Durham to hold education rally, teacher ‘walk-in’

Nov. 01, 2013 @ 03:42 PM

NOTE: Rally has been postponed because of inclement weather. See full story on our home page.

Even as Republican legislators push back against Monday’s planned “walk-ins” by teachers in some of the state’s school districts, local teachers and schools are moving ahead with a series of events in support of the movement to protest state budget cuts to public schools.
At Durham School of the Arts (DSA) this afternoon, teachers, students and others supporters dressed in red and carrying signs will gather in the front yard of the school’s Carr Building at 4 p.m., to prepare for a march to the CCB Plaza downtown for a districtwide “Pep Rally for Education” that will begin at 4:30 p.m. 
Once there, they will join others from the Durham Public Schools for music, poems and speeches from a long list of supporters that includes State Rep.

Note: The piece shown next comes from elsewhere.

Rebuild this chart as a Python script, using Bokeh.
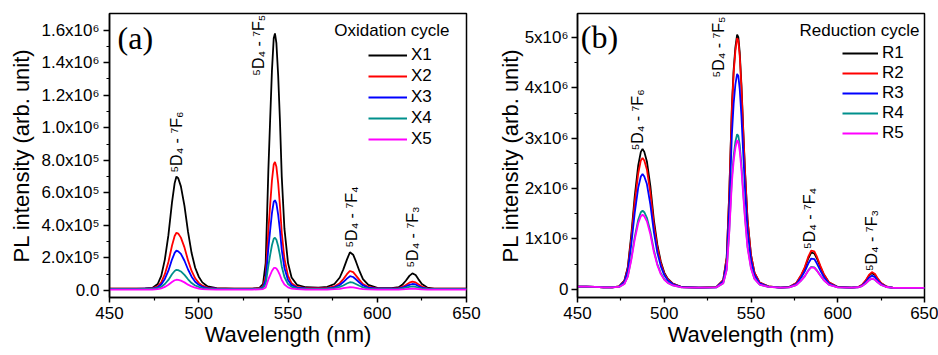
import math
from bokeh.plotting import figure
from bokeh.models import FixedTicker, Label, Legend, LegendItem, Range1d
from bokeh.layouts import row
from bokeh.embed import file_html
from bokeh.resources import INLINE
from bokeh.core.properties import value

# ---------------- data (intensity in units of 10^6 counts) ----------------
wavelength = [450, 455, 460, 465, 470, 474, 477, 479, 481, 483,
              485, 486.5, 487.5, 488.5, 490, 492, 494, 496, 498, 500,
              502, 505, 510, 520, 530, 534, 536, 537.5, 539, 540,
              541, 542, 542.7, 543.5, 544.5, 545.5, 546.5, 548, 550, 552,
              555, 560, 567, 572, 576, 579, 581, 583, 584.7, 586.5,
              588, 590, 592, 595, 600, 608, 612, 614, 616, 618,
              619.7, 621.5, 623, 625, 628, 632, 640, 650]

x1 = [0.012, 0.012, 0.012, 0.012, 0.013, 0.016, 0.04, 0.09, 0.19, 0.34,
      0.54, 0.66, 0.70, 0.69, 0.64, 0.52, 0.36, 0.23, 0.14, 0.085,
      0.05, 0.025, 0.014, 0.012, 0.012, 0.016, 0.04, 0.17, 0.74, 1.05,
      1.35, 1.55, 1.58, 1.52, 1.32, 1.04, 0.70, 0.38, 0.17, 0.08,
      0.035, 0.02, 0.018, 0.022, 0.04, 0.08, 0.13, 0.19, 0.235, 0.22,
      0.18, 0.12, 0.07, 0.035, 0.016, 0.014, 0.02, 0.035, 0.06, 0.09,
      0.105, 0.095, 0.07, 0.04, 0.018, 0.012, 0.011, 0.011]
x2 = [0.011, 0.011, 0.011, 0.011, 0.012, 0.013, 0.025, 0.05, 0.10, 0.175,
      0.275, 0.335, 0.355, 0.35, 0.325, 0.265, 0.185, 0.12, 0.075, 0.047,
      0.03, 0.018, 0.012, 0.011, 0.011, 0.013, 0.025, 0.09, 0.37, 0.525,
      0.675, 0.775, 0.79, 0.76, 0.66, 0.52, 0.355, 0.195, 0.09, 0.045,
      0.022, 0.015, 0.014, 0.016, 0.025, 0.045, 0.07, 0.10, 0.12, 0.113,
      0.093, 0.065, 0.04, 0.022, 0.013, 0.012, 0.015, 0.022, 0.034, 0.048,
      0.055, 0.05, 0.038, 0.024, 0.013, 0.011, 0.011, 0.011]
x3 = [0.010, 0.010, 0.010, 0.010, 0.011, 0.011, 0.02, 0.037, 0.071, 0.122,
      0.19, 0.231, 0.245, 0.241, 0.225, 0.183, 0.129, 0.085, 0.054, 0.035,
      0.023, 0.014, 0.011, 0.010, 0.010, 0.012, 0.02, 0.065, 0.26, 0.37,
      0.475, 0.545, 0.555, 0.535, 0.465, 0.368, 0.25, 0.138, 0.065, 0.033,
      0.018, 0.013, 0.012, 0.013, 0.019, 0.034, 0.052, 0.073, 0.088, 0.083,
      0.069, 0.049, 0.031, 0.018, 0.011, 0.011, 0.013, 0.017, 0.025, 0.035,
      0.04, 0.037, 0.028, 0.018, 0.011, 0.010, 0.010, 0.010]
x4 = [0.009, 0.009, 0.009, 0.009, 0.010, 0.010, 0.014, 0.022, 0.04, 0.065,
      0.10, 0.12, 0.127, 0.125, 0.117, 0.096, 0.069, 0.046, 0.031, 0.022,
      0.015, 0.011, 0.009, 0.009, 0.009, 0.010, 0.015, 0.04, 0.152, 0.217,
      0.278, 0.318, 0.324, 0.312, 0.272, 0.216, 0.148, 0.083, 0.04, 0.022,
      0.013, 0.010, 0.010, 0.011, 0.014, 0.022, 0.031, 0.043, 0.051, 0.048,
      0.040, 0.029, 0.019, 0.012, 0.009, 0.009, 0.010, 0.013, 0.017, 0.022,
      0.025, 0.023, 0.018, 0.013, 0.010, 0.009, 0.009, 0.009]
x5 = [0.006, 0.006, 0.006, 0.006, 0.006, 0.006, 0.008, 0.013, 0.022, 0.035,
      0.052, 0.063, 0.066, 0.065, 0.061, 0.05, 0.036, 0.025, 0.017, 0.012,
      0.009, 0.007, 0.006, 0.006, 0.006, 0.007, 0.009, 0.019, 0.068, 0.094,
      0.12, 0.137, 0.14, 0.135, 0.118, 0.094, 0.065, 0.037, 0.019, 0.012,
      0.008, 0.006, 0.006, 0.006, 0.008, 0.010, 0.014, 0.018, 0.02, 0.019,
      0.016, 0.012, 0.009, 0.007, 0.006, 0.006, 0.006, 0.007, 0.008, 0.010,
      0.011, 0.010, 0.009, 0.007, 0.006, 0.006, 0.006, 0.006]

r1 = [0.05, 0.05, 0.045, 0.035, 0.035, 0.058, 0.17, 0.44, 1.08, 1.85,
      2.46, 2.73, 2.79, 2.73, 2.54, 2.05, 1.38, 0.89, 0.55, 0.33,
      0.21, 0.11, 0.044, 0.03, 0.04, 0.18, 0.63, 1.94, 3.65, 4.36,
      4.81, 5.06, 5.01, 4.71, 4.05, 3.20, 2.39, 1.39, 0.68, 0.33,
      0.13, 0.055, 0.03, 0.044, 0.115, 0.28, 0.42, 0.61, 0.73, 0.71,
      0.61, 0.44, 0.29, 0.13, 0.044, 0.03, 0.045, 0.082, 0.16, 0.27,
      0.32, 0.285, 0.20, 0.117, 0.053, 0.028, 0.025, 0.025]
r2 = [0.05, 0.05, 0.045, 0.035, 0.035, 0.056, 0.16, 0.417, 1.01, 1.73,
      2.30, 2.56, 2.61, 2.56, 2.38, 1.91, 1.29, 0.83, 0.52, 0.31,
      0.198, 0.107, 0.043, 0.03, 0.04, 0.18, 0.625, 1.91, 3.60, 4.30,
      4.74, 4.99, 4.94, 4.64, 4.0, 3.15, 2.36, 1.37, 0.675, 0.33,
      0.13, 0.055, 0.03, 0.045, 0.12, 0.29, 0.44, 0.645, 0.765, 0.75,
      0.645, 0.465, 0.30, 0.135, 0.045, 0.03, 0.046, 0.086, 0.17, 0.284,
      0.34, 0.303, 0.216, 0.123, 0.055, 0.028, 0.025, 0.025]
r3 = [0.05, 0.05, 0.045, 0.035, 0.035, 0.053, 0.143, 0.37, 0.89, 1.52,
      2.02, 2.24, 2.29, 2.24, 2.09, 1.68, 1.14, 0.73, 0.46, 0.28,
      0.177, 0.098, 0.041, 0.03, 0.038, 0.158, 0.54, 1.65, 3.09, 3.69,
      4.07, 4.28, 4.24, 3.98, 3.43, 2.71, 2.03, 1.18, 0.58, 0.285,
      0.115, 0.051, 0.03, 0.042, 0.10, 0.237, 0.355, 0.51, 0.61, 0.60,
      0.51, 0.37, 0.242, 0.113, 0.042, 0.03, 0.042, 0.073, 0.138, 0.227,
      0.27, 0.241, 0.174, 0.102, 0.049, 0.028, 0.025, 0.025]
r4 = [0.05, 0.05, 0.045, 0.035, 0.035, 0.045, 0.107, 0.26, 0.61, 1.04,
      1.38, 1.53, 1.56, 1.53, 1.42, 1.15, 0.78, 0.50, 0.32, 0.198,
      0.13, 0.076, 0.038, 0.03, 0.036, 0.12, 0.396, 1.19, 2.23, 2.65,
      2.93, 3.08, 3.05, 2.87, 2.47, 1.95, 1.46, 0.85, 0.43, 0.21,
      0.091, 0.045, 0.03, 0.038, 0.08, 0.177, 0.26, 0.374, 0.446, 0.433,
      0.374, 0.274, 0.18, 0.089, 0.038, 0.03, 0.039, 0.062, 0.111, 0.178,
      0.21, 0.188, 0.138, 0.084, 0.044, 0.028, 0.025, 0.025]
r5 = [0.05, 0.05, 0.045, 0.035, 0.035, 0.045, 0.103, 0.25, 0.58, 0.99,
      1.31, 1.45, 1.48, 1.45, 1.35, 1.09, 0.74, 0.48, 0.30, 0.19,
      0.124, 0.074, 0.037, 0.03, 0.036, 0.118, 0.38, 1.14, 2.14, 2.55,
      2.81, 2.96, 2.93, 2.75, 2.37, 1.88, 1.41, 0.82, 0.41, 0.206,
      0.089, 0.045, 0.03, 0.038, 0.079, 0.174, 0.256, 0.366, 0.436, 0.424,
      0.366, 0.268, 0.178, 0.087, 0.038, 0.03, 0.039, 0.062, 0.111, 0.178,
      0.21, 0.188, 0.138, 0.084, 0.044, 0.028, 0.025, 0.025]

series_names_a = ["X1", "X2", "X3", "X4", "X5"]
series_names_b = ["R1", "R2", "R3", "R4", "R5"]
series_colors = ["#000000", "#FF0000", "#0000FF", "#00908C", "#FF00FF"]

transition_labels = ["⁵D₄ - ⁷F₆", "⁵D₄ - ⁷F₅", "⁵D₄ - ⁷F₄", "⁵D₄ - ⁷F₃"]

x_ticks = [450, 500, 550, 600, 650]
x_minor = [475, 525, 575, 625]
ya_ticks = [0, 0.2, 0.4, 0.6, 0.8, 1.0, 1.2, 1.4, 1.6]
ya_minor = [0.1, 0.3, 0.5, 0.7, 0.9, 1.1, 1.3, 1.5]
ya_labels = ["0.0", "2.0x10⁵", "4.0x10⁵", "6.0x10⁵", "8.0x10⁵",
             "1.0x10⁶", "1.2x10⁶", "1.4x10⁶", "1.6x10⁶"]
yb_ticks = [0, 1, 2, 3, 4, 5]
yb_minor = [0.5, 1.5, 2.5, 3.5, 4.5]
yb_labels = ["0", "1x10⁶", "2x10⁶", "3x10⁶", "4x10⁶", "5x10⁶"]

X_TITLE = "Wavelength (nm)"
Y_TITLE = "PL intensity (arb. unit)"
FONT = "Liberation Sans"
H = 355
MBB = 58


def make_panel(width, mbl, mbr, yrange, yticks, yminor, ylabels, y_ls, y_als):
    p = figure(width=width, height=H, output_backend="svg", toolbar_location=None,
               x_range=Range1d(450, 650), y_range=Range1d(*yrange),
               min_border_left=mbl, min_border_right=mbr,
               min_border_top=13, min_border_bottom=MBB)
    p.xgrid.visible = False
    p.ygrid.visible = False
    p.outline_line_color = "black"
    p.outline_line_width = 1.5
    p.outline_line_alpha = 1.0
    p.background_fill_color = "white"
    p.border_fill_color = "white"
    p.xaxis.ticker = FixedTicker(ticks=x_ticks, minor_ticks=x_minor)
    p.yaxis.ticker = FixedTicker(ticks=yticks, minor_ticks=yminor)
    p.yaxis.major_label_overrides = {t: s for t, s in zip(yticks, ylabels)}
    p.xaxis.axis_label = X_TITLE
    p.yaxis.axis_label = Y_TITLE
    for ax in (p.xaxis[0], p.yaxis[0]):
        ax.axis_line_width = 1.5
        ax.axis_line_color = "black"
        ax.major_tick_line_width = 1.5
        ax.minor_tick_line_width = 1.2
        ax.major_tick_line_color = "black"
        ax.minor_tick_line_color = "black"
        ax.major_tick_in = 0
        ax.major_tick_out = 6
        ax.minor_tick_in = 0
        ax.minor_tick_out = 3
        ax.major_label_text_font = FONT
        ax.major_label_text_font_size = "17px"
        ax.major_label_text_color = "black"
        ax.axis_label_text_font = FONT
        ax.axis_label_text_font_size = "22px"
        ax.axis_label_text_font_style = "normal"
        ax.axis_label_text_color = "black"
    p.xaxis.major_tick_out = 5
    p.xaxis.major_label_standoff = 4
    p.xaxis.axis_label_standoff = 0
    p.yaxis.major_label_standoff = y_ls
    p.yaxis.axis_label_standoff = y_als
    return p


def add_series(p, ys, names, legend_loc, glyph_w, row_h, spacing):
    items = []
    for y, name, color in zip(ys, names, series_colors):
        r = p.line(wavelength, y, line_color=color, line_width=1.8)
        items.append(LegendItem(label=name, renderers=[r]))
    legend = Legend(items=items, location=legend_loc, glyph_width=glyph_w,
                    glyph_height=row_h, label_height=row_h, spacing=spacing,
                    label_standoff=4, padding=0, margin=0,
                    border_line_alpha=0, background_fill_alpha=0,
                    label_text_font=FONT, label_text_font_size="17px",
                    label_text_color="black")
    p.add_layout(legend)


def add_texts(p, lx, ly, panel_tag, tag_xy, title, title_xy):
    p.text(x=lx, y=ly, text=transition_labels, angle=math.pi / 2,
           text_font=value(FONT), text_font_size="16px", text_color="black",
           text_align="left", text_baseline="middle")
    p.add_layout(Label(x=tag_xy[0], y=tag_xy[1], text=panel_tag,
                       text_font="Liberation Serif", text_font_size="32px",
                       text_color="black", text_baseline="middle", text_align="left"))
    p.add_layout(Label(x=title_xy[0], y=title_xy[1], text=title,
                       text_font=FONT, text_font_size="17px", text_color="black",
                       text_baseline="middle", text_align="right"))


# ---------------- panel (a) ----------------
pa = make_panel(481, 109, 15, (-0.043, 1.7025), ya_ticks, ya_minor, ya_labels, 4, 4)
add_series(pa, [x1, x2, x3, x4, x5], series_names_a, (259, 148), 39, 20, 1)
add_texts(pa, [487.3, 533.5, 585.6, 619.8], [0.725, 1.32, 0.264, 0.141],
          "(a)", (454.5, 1.55), "Oxidation cycle", (640.5, 1.598))

# ---------------- panel (b) ----------------
pb = make_panel(457, 96, 14, (-0.165, 5.481), yb_ticks, yb_minor, yb_labels, 3, -1)
add_series(pb, [r1, r2, r3, r4, r5], series_names_b, (265, 154), 36, 20, 0)
add_texts(pb, [484.6, 531.5, 583.8, 619.5], [2.76, 4.21, 0.80, 0.36],
          "(b)", (451.9, 5.02), "Reduction cycle", (647.1, 5.14))

layout = row(pa, pb)
open("out.html", "w").write(file_html(layout, INLINE))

Paul Luebke, D-District 30.
“The state Legislature has been drastically cutting the budget for education and making policy changes that are going to damage education for years to come,” said Marty Gensemer-Ramirez, an English as a second language teacher Durham Association of Education representative at DSA.

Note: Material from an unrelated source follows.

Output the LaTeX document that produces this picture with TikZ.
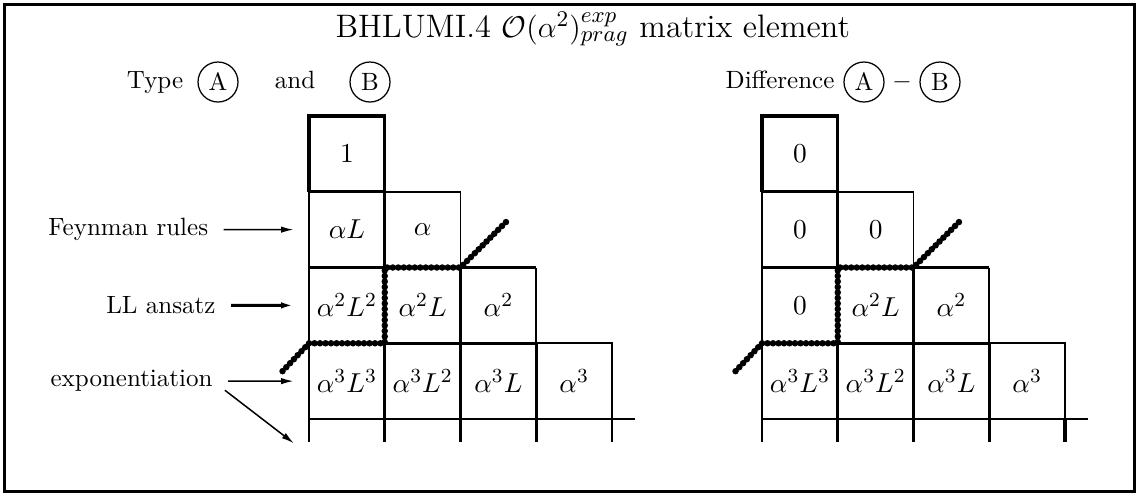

The pep rally (the organizers – the DAE and Durham People’s Alliance -- hope the rain in the forecast holds off) comes in advance of the teacher “walk-in” taking place Monday at several Durham schools, as well as in other school districts across the state.
State Sen. Floyd McKissick, D-District 20, who helped to integrate Durham’s public schools in 1964, will be the guest speaker for DSA’s “walk-in,” which will start at 8 a.m., in front of Weaver Auditorium.
Hillside High has also planned an event, as well as Rogers-Herr Middle School where teachers, students, parents and other supporters have been asked to arrive at school at 7 a.m., wearing red and to attend a 2:45 p.m. session in the school’s cafeteria to discuss the state of North Carolina’s public schools.  
The idea of a “walk-in” began as a “walk-out” in September to protest low pay and working conditions.
But the educators organizing the event on a website quickly realized that teachers in North Carolina are prohibited by law from striking.
In recent days, two Republican lawmakers, Sen. Neal Hunt, R-District 15, and Senate leader Phil Berger have questioned whether it’s appropriate for teachers to hold what they contend amount to political events in public schools.  
The two got involved after a parent in Raleigh complained that her child’s school was holding a “walk-in” during school hours.
Durham officials said most “walk-in” events in Durham will be held either before or after school.
“It kind of varies from school to school when they’re planning their event,” said Andrea Underwood, president of the Durham Association of Educators. “There will not be any lost instructional time. There will be lesson plans in every classroom for students to engage in learning.”
Underwood bristled at the notion that the “walk-ins” are political, favoring one party over another.
“I don’t think it’s political at all,” Underwood said. “It’s about people coming together to have a dialogue about what’s happening in our schools. I think it’s convenient for people to say it’s political. If you have an agenda, then I guess you would say it’s political.” 
School board chairwoman Heidi Carter, who will attend a “walk-in” event at E.K. Powe Elementary School on Monday, said she is confident the events will be conducted in a nonpartisan manner.
“I might be concerned if I believed these events in Durham are being organized in such a way to promote one political view over another,” said Carter, pointing out that the E.K. Powe event is taking place before school begins.
Meanwhile, Gensemer-Ramirez said the event may be political, but not partisan.
“This not coming from the Democratic Party or any Democratic political candidate,” Gensemer-Ramirez said. “If you’re not in support of public education, then you’re lining yourself up against public school teachers.”